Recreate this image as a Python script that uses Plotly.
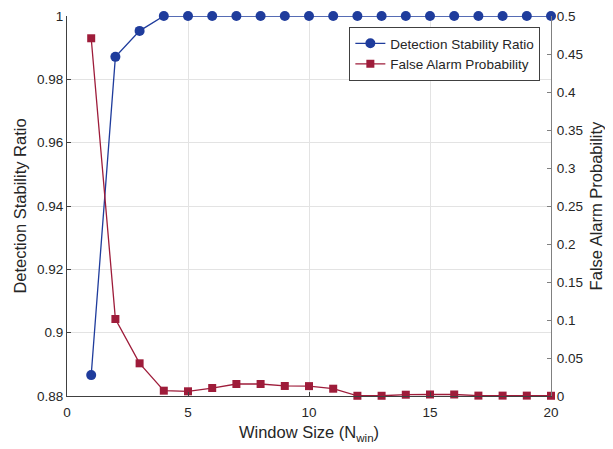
import plotly.graph_objects as go

window_size = list(range(1, 21))
detection_stability = [0.8866, 0.9871, 0.9953, 1, 1, 1, 1, 1, 1, 1,
                       1, 1, 1, 1, 1, 1, 1, 1, 1, 1]
false_alarm = [0.4707, 0.1013, 0.043, 0.007, 0.0062, 0.0105, 0.0158, 0.0158, 0.0132, 0.013,
               0.0096, 0.0003, 0.0003, 0.0017, 0.002, 0.002, 0.0005, 0.0005, 0.0005, 0.0003]

blue = "#1F3C9C"
red = "#9E1C3A"
font = "Liberation Sans, Arial, sans-serif"
txt = "#262626"

fig = go.Figure()
fig.add_trace(go.Scatter(
    x=window_size, y=detection_stability, name="Detection Stability Ratio",
    mode="lines+markers", line=dict(color=blue, width=1.3),
    marker=dict(symbol="circle", size=10, color=blue), cliponaxis=False))
fig.add_trace(go.Scatter(
    x=window_size, y=false_alarm, name="False Alarm Probability",
    mode="lines+markers", line=dict(color=red, width=1.3),
    marker=dict(symbol="square", size=8, color=red), cliponaxis=False, yaxis="y2"))


def ax(linecolor):
    return dict(showline=True, linecolor=linecolor, linewidth=1, ticks="inside",
                ticklen=4, tickcolor=linecolor,
                tickfont=dict(size=13.5, color=txt, family=font),
                zeroline=False, automargin=False)


fig.update_layout(
    width=613, height=449,
    margin=dict(l=59, r=70, t=8, b=61),
    paper_bgcolor="white", plot_bgcolor="white",
    font=dict(family=font, color=txt),
    xaxis=dict(range=[0, 20], tickvals=[0, 5, 10, 15, 20], showgrid=True, gridcolor="#e3e3e3",
               ticklabelstandoff=4,
               title=dict(text="Window Size (N<sub>win</sub>)", font=dict(size=16.5), standoff=7),
               **ax("#404040")),
    yaxis=dict(range=[0.88, 1.0], tickvals=[0.88, 0.9, 0.92, 0.94, 0.96, 0.98, 1.0],
               ticktext=["0.88", "0.9", "0.92", "0.94", "0.96", "0.98", "1"],
               showgrid=True, gridcolor="#e3e3e3",
               title=dict(text="Detection Stability Ratio", font=dict(size=16.5), standoff=6),
               **ax("#404040")),
    yaxis2=dict(range=[0, 0.5], overlaying="y", side="right",
                tickvals=[0, 0.05, 0.1, 0.15, 0.2, 0.25, 0.3, 0.35, 0.4, 0.45, 0.5],
                ticktext=["0", "0.05", "0.1", "0.15", "0.2", "0.25", "0.3", "0.35", "0.4", "0.45", "0.5"],
                showgrid=False, ticklabelstandoff=2,
                title=dict(text="False Alarm Probability", font=dict(size=16.5), standoff=8),
                **ax("#808080")),
    legend=dict(x=0.978, y=0.971, xanchor="right", yanchor="top",
                bgcolor="white", bordercolor="#404040", borderwidth=1,
                font=dict(size=13.5, family=font, color=txt),
                tracegroupgap=0),
    showlegend=True,
)

fig.write_html("out.html")
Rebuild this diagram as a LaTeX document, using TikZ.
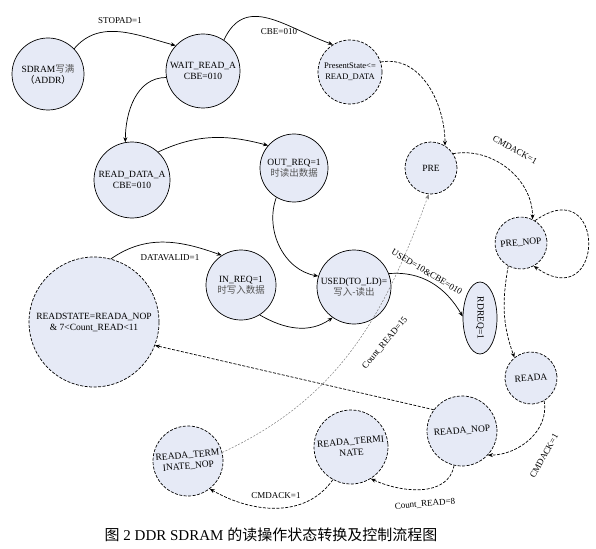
\documentclass[tikz,border=0pt]{standalone}
\usepackage{fontspec}
\setmainfont{Liberation Serif}
\newfontfamily\cjk{Noto Sans CJK SC}
\usepackage{xcolor}
\usepackage{tikz}
\usetikzlibrary{arrows.meta,shapes.geometric}
\definecolor{stfill}{RGB}{230,234,246}
\definecolor{cjkgray}{RGB}{85,85,85}

\begin{document}
\begin{tikzpicture}[x=1pt, y=1pt, >={Stealth[length=5pt,width=4pt]},
  st/.style={circle, draw, fill=stfill, inner sep=0pt, align=center, line width=0.7pt, font=\fontsize{9.5}{11}\selectfont},
  dst/.style={st, dash pattern=on 3pt off 1.5pt},
  lbl/.style={inner sep=1pt, font=\fontsize{9}{10}\selectfont},
  tr/.style={->, line width=0.7pt},
  dtr/.style={tr, dash pattern=on 3pt off 1.5pt}]
  \useasboundingbox (0,0) rectangle (596,-548);
  \node[st, minimum size=72pt]  (sdram)    at (48,-74)   {SDRAM{\cjk\color{cjkgray}写满}\\{\cjk（}ADDR{\cjk）}};
  \node[st, minimum size=74pt]  (wait)     at (203,-71)  {WAIT\_READ\_A\\CBE=010};
  \node[dst, minimum size=64pt, font=\fontsize{8.5}{11}\selectfont] (present) at (350,-72) {PresentState<=\\READ\_DATA};
  \node[dst, minimum size=52pt] (pre)      at (431,-168) {PRE};
  \node[dst, minimum size=52pt, rotate=5] (prenop) at (521,-243) {PRE\_NOP};
  \node[dst, minimum size=52pt, rotate=4] (reada)  at (531,-378) {READA};
  \node[dst, minimum size=70pt, rotate=5] (readanop) at (462,-431) {READA\_NOP};
  \node[dst, minimum size=74pt, rotate=5] (term)     at (351,-447) {READA\_TERMI\\NATE};
  \node[dst, minimum size=70pt, rotate=5] (termnop)  at (188,-461) {READA\_TERM\\INATE\_NOP};
  \node[dst, minimum size=130pt] (rstate)  at (94,-322)  {READSTATE=READA\_NOP\\\& 7<Count\_READ<11};
  \node[st, minimum size=70pt]  (inreq)    at (241,-285) {IN\_REQ=1\\{\cjk\color{cjkgray}时写入数据}};
  \node[st, minimum size=74pt]  (used)     at (354,-287) {USED(TO\_LD)=\\{\cjk\color{cjkgray}写入-读出}};
  \node[ellipse, draw, fill=stfill, inner sep=0pt, line width=0.7pt, rotate=-90,
        minimum width=72pt, minimum height=34pt, font=\fontsize{9.5}{11}\selectfont] (rdreq) at (480,-318) {RDREQ=1};
  \node[st, minimum size=76pt]  (rda)      at (132,-180) {READ\_DATA\_A\\CBE=010};
  \node[st, minimum size=68pt]  (outreq)   at (294,-168) {OUT\_REQ=1\\{\cjk\color{cjkgray}时读出数据}};

  \draw[tr] (sdram.44) to[out=50,in=165] (wait.137);
  \draw[tr] (wait.56) to[out=65,in=160,looseness=1.2] (present.122);
  \draw[dtr] (present.18) to[out=10,in=90] (pre.58);
  \draw[tr] (wait.190) to[out=180,in=90] (rda.100);
  \draw[tr] (rda.47) to[out=25,in=165] (outreq.139);
  \draw[tr] (outreq.239) to[out=-110,in=170] (used.163);
  \draw[tr] (rstate.75) to[out=35,in=160] (inreq.123);
  \draw[tr] (inreq.-58) to[out=-30,in=215] (used.235);
  \draw[tr] (used.21) to[out=5,in=120] (rdreq.265);
  \draw[->, gray, line width=0.5pt, dash pattern=on 2pt off 1.5pt] (termnop.9) to[out=25,in=-110] (pre.265);
  \draw[dtr] (pre.33) to[out=10,in=90] (prenop.59);
  \draw[dtr] (prenop.53) to[out=35,in=-35,distance=88pt] (prenop.-66);
  \draw[dtr] (prenop.236) to[out=-100,in=110] (reada.125);
  \draw[dtr] (reada.-64) to[out=-80,in=0] (readanop.-48);
  \draw[dtr] (readanop.252) to[out=-100,in=-25] (term.-63);
  \draw[dtr] (term.236) to[out=-125,in=-30] (termnop.-57);
  \draw[dtr] (readanop.138) -- (rstate.-21);

  \node[lbl] (lstopad)  at (120,-21)  {STOPAD=1};
  \node[lbl] (lcbe)     at (279,-32)  {CBE=010};
  \node[lbl] (ldataval) at (170,-258) {DATAVALID=1};
  \node[lbl, rotate=-31] (lused)  at (427,-272) {USED=10\&CBE=010};
  \node[lbl, rotate=50]  (lcnt15) at (385,-343) {Count\_READ=15};
  \node[lbl, rotate=-29] (lcmd1)  at (515,-150) {CMDACK=1};
  \node[lbl, rotate=61]  (lcmd2)  at (544,-456) {CMDACK=1};
  \node[lbl, rotate=5]   (lcnt8)  at (425,-504) {Count\_READ=8};
  \node[lbl]             (lcmd3)  at (276,-496) {CMDACK=1};
  \node[font=\fontsize{15}{17}\selectfont] (caption) at (271,-535) {{\cjk 图} 2 DDR SDRAM {\cjk 的读操作状态转换及控制流程图}};
\end{tikzpicture}
\end{document}
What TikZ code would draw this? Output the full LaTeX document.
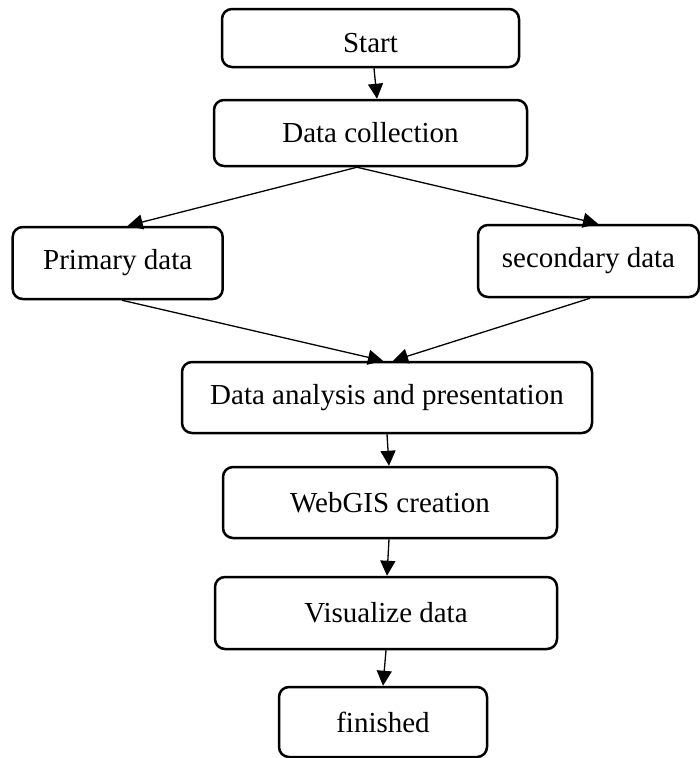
\documentclass[tikz,border=0pt]{standalone}
\usepackage{fontspec}
\setmainfont{Liberation Serif}
\usetikzlibrary{arrows.meta}
\begin{document}
\begin{tikzpicture}[x=1pt,y=-1pt,
  box/.style={draw, line width=2.5pt, rounded corners=10pt, inner sep=0pt,
    font=\fontsize{29}{34}\selectfont},
  conn/.style={line width=1.3pt, -{Triangle[length=15pt,width=15pt]}}]
\useasboundingbox (0,0) rectangle (700,758);
\node[box, minimum width=297pt, minimum height=58pt, text height=29pt] (start) at (370.5,38) {Start};
\node[box, minimum width=313pt, minimum height=66pt] (dc) at (370.5,133) {Data collection};
\node[box, minimum width=210pt, minimum height=72pt] (prim) at (117.7,263) {Primary data};
\node[box, minimum width=221pt, minimum height=72pt] (sec) at (588.5,261) {secondary data};
\node[box, minimum width=410pt, minimum height=71pt] (da) at (387,397.5) {Data analysis and presentation};
\node[box, minimum width=334pt, minimum height=71pt] (web) at (390,502.5) {WebGIS creation};
\node[box, minimum width=342pt, minimum height=72pt] (vis) at (386,613) {Visualize data};
\node[box, minimum width=208pt, minimum height=70pt] (fin) at (383,722) {finished};
\draw[conn] ([xshift=3.5pt]start.south) -- ([xshift=6.5pt]dc.north);
\draw[conn] ([xshift=-13.5pt]dc.south) -- ([xshift=10pt]prim.north);
\draw[conn] ([xshift=-13.5pt]dc.south) -- ([xshift=9.5pt]sec.north);
\draw[conn] ([xshift=4.3pt]prim.south) -- ([xshift=-4pt]da.north);
\draw[conn] ([xshift=1.5pt]sec.south) -- ([xshift=6pt]da.north);
\draw[conn] (da.south) -- ([xshift=-1pt]web.north);
\draw[conn] ([xshift=-1pt]web.south) -- ([xshift=1pt]vis.north);
\draw[conn] (vis.south) -- (fin.north);
\end{tikzpicture}
\end{document}
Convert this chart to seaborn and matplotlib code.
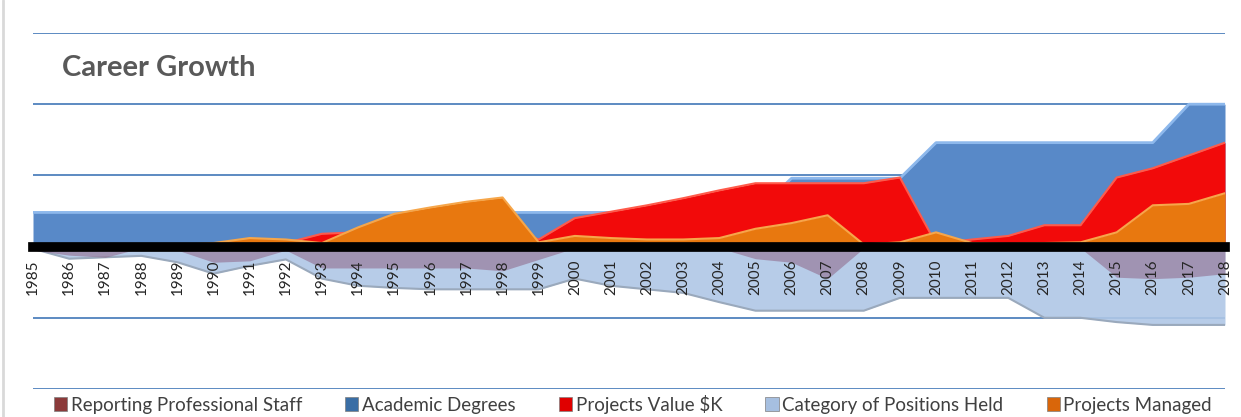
import numpy as np
import matplotlib
matplotlib.use('Agg')
import matplotlib.pyplot as plt
from matplotlib.patches import Patch
from matplotlib.lines import Line2D
import seaborn as sns

years = list(range(1985, 2019))

# values (axis units, gridlines at 1, 2, 3 ...)
academic_degrees = [0.48] * 21 + [0.96] * 4 + [1.46] * 7 + [2.0] * 2
projects_value = [0.02, 0.02, 0.03, 0.03, 0.02, 0.02, 0.03, 0.05, 0.18, 0.2,
                  0.25, 0.3, 0.3, 0.3, 0.1, 0.4, 0.49, 0.58, 0.68, 0.79,
                  0.89, 0.89, 0.89, 0.89, 0.97, 0.04, 0.1, 0.15, 0.3, 0.3,
                  0.97, 1.1, 1.28, 1.46]
projects_managed = [0.03, 0.03, 0.02, 0.02, 0.02, 0.05, 0.12, 0.1, 0.05, 0.27,
                    0.46, 0.55, 0.63, 0.69, 0.06, 0.15, 0.12, 0.1, 0.1, 0.12,
                    0.25, 0.33, 0.44, 0.03, 0.06, 0.2, 0.05, 0.04, 0.05, 0.06,
                    0.2, 0.58, 0.6, 0.75]
# below the zero line
positions_held = [-0.03, -0.17, -0.15, -0.13, -0.22, -0.38, -0.27, -0.18, -0.45, -0.55,
                  -0.58, -0.6, -0.6, -0.6, -0.6, -0.45, -0.55, -0.6, -0.65, -0.78,
                  -0.9, -0.9, -0.9, -0.9, -0.72, -0.72, -0.72, -0.72, -1.0, -1.0,
                  -1.06, -1.1, -1.1, -1.1]
professional_staff = [-0.05, -0.12, -0.15, -0.02, -0.05, -0.22, -0.2, -0.05, -0.3, -0.3,
                      -0.3, -0.3, -0.3, -0.34, -0.18, -0.02, -0.02, -0.02, -0.02, -0.02,
                      -0.17, -0.22, -0.45, -0.02, -0.02, -0.02, -0.02, -0.02, -0.02, -0.02,
                      -0.43, -0.45, -0.43, -0.38]

labels = ['Reporting Professional Staff', 'Academic Degrees', 'Projects Value $K',
          'Category of Positions Held', 'Projects Managed']

sns.set_theme(style='white')
plt.rcParams['font.family'] = ['Lato', 'DejaVu Sans']

fig = plt.figure(figsize=(12.41, 4.17), dpi=100)
ax = fig.add_axes([33/1241, 28/417, 1192/1241, 356/417])

# blue gridlines
for g in [-2, -1, 1, 2, 3]:
    ax.axhline(g, color='#4F81BD', lw=1.3, zorder=0)

# positive side, back to front
ax.fill_between(years, 0, academic_degrees, color='#5889C8', lw=0, zorder=1)
sns.lineplot(x=years, y=academic_degrees, color='#8DB8EC', lw=2, ax=ax, zorder=1.1)
ax.fill_between(years, 0, projects_value, color='#F20A0A', lw=0, zorder=2)
sns.lineplot(x=years, y=projects_value, color='#FF5A4A', lw=1.5, ax=ax, zorder=2.1)
ax.fill_between(years, 0, projects_managed, color='#E8780F', lw=0, zorder=3)
sns.lineplot(x=years, y=projects_managed, color='#F6A64A', lw=1.5, ax=ax, zorder=3.1)

# negative side
ax.fill_between(years, 0, positions_held, color='#AFC7E6', alpha=0.9, lw=0, zorder=1)
sns.lineplot(x=years, y=positions_held, color='#9AA9BC', lw=1.5, ax=ax, zorder=1.1)
ax.fill_between(years, 0, professional_staff, color='#8E6486', alpha=0.55, lw=0, zorder=2)

ax.set_xlim(1985, 2018)
ax.set_ylim(-2, 3)
ax.set_yticks([])
ax.set_xticks(years)
ax.set_xticklabels([str(y) for y in years], fontsize=11.5, color='black')
ax.tick_params(axis='x', length=0, pad=9, labelrotation=90)
ax.set_xlabel('')
ax.set_ylabel('')
for s in ['left', 'right', 'top']:
    ax.spines[s].set_visible(False)
ax.spines['bottom'].set_position(('data', 0))
ax.spines['bottom'].set_color('black')
ax.spines['bottom'].set_linewidth(7)
ax.spines['bottom'].set_zorder(5)
ax.xaxis.set_zorder(6)
ax.patch.set_alpha(0)

fig.text(62/1241, 1 - 68/417, 'Career Growth', fontsize=21, fontweight='bold',
         color='#595959', va='center', ha='left')

# chart border on the left
fig.add_artist(Line2D([3/1241, 3/1241], [0, 1], color='#D9D9D9', lw=2))

colors = ['#8B3A3A', '#3A6EA5', '#E00000', '#A6BFE0', '#D9660A']
handles = [Patch(facecolor=c, edgecolor='#7F7F7F', lw=0.5) for c in colors]
fig.legend(handles, labels, loc='center', bbox_to_anchor=(0.51, 1 - 404/417), ncol=5,
           frameon=False, fontsize=13.5, handlelength=0.7, handleheight=0.8,
           handletextpad=0.2, columnspacing=2.3, labelcolor='#404040')

fig.savefig('out.png', dpi=100)
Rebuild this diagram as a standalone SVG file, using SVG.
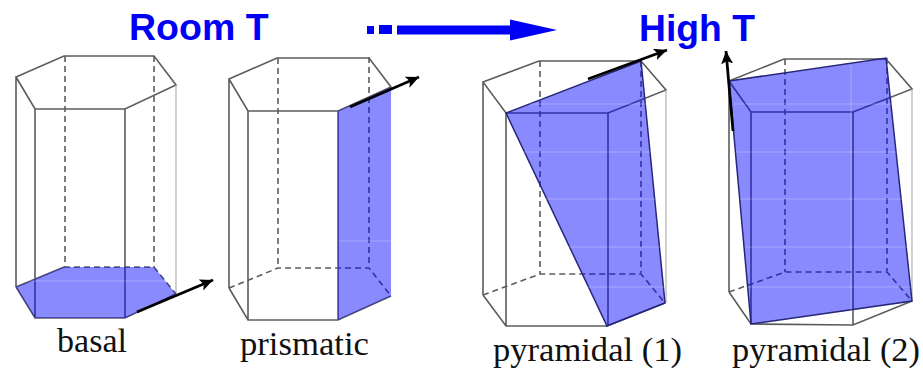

[Brief]:
Wherever "code" shows up in a line, copy that line.

[The output]:
What TikZ code would draw this? Output the full LaTeX document.
Convert this chart to seaborn and matplotlib code.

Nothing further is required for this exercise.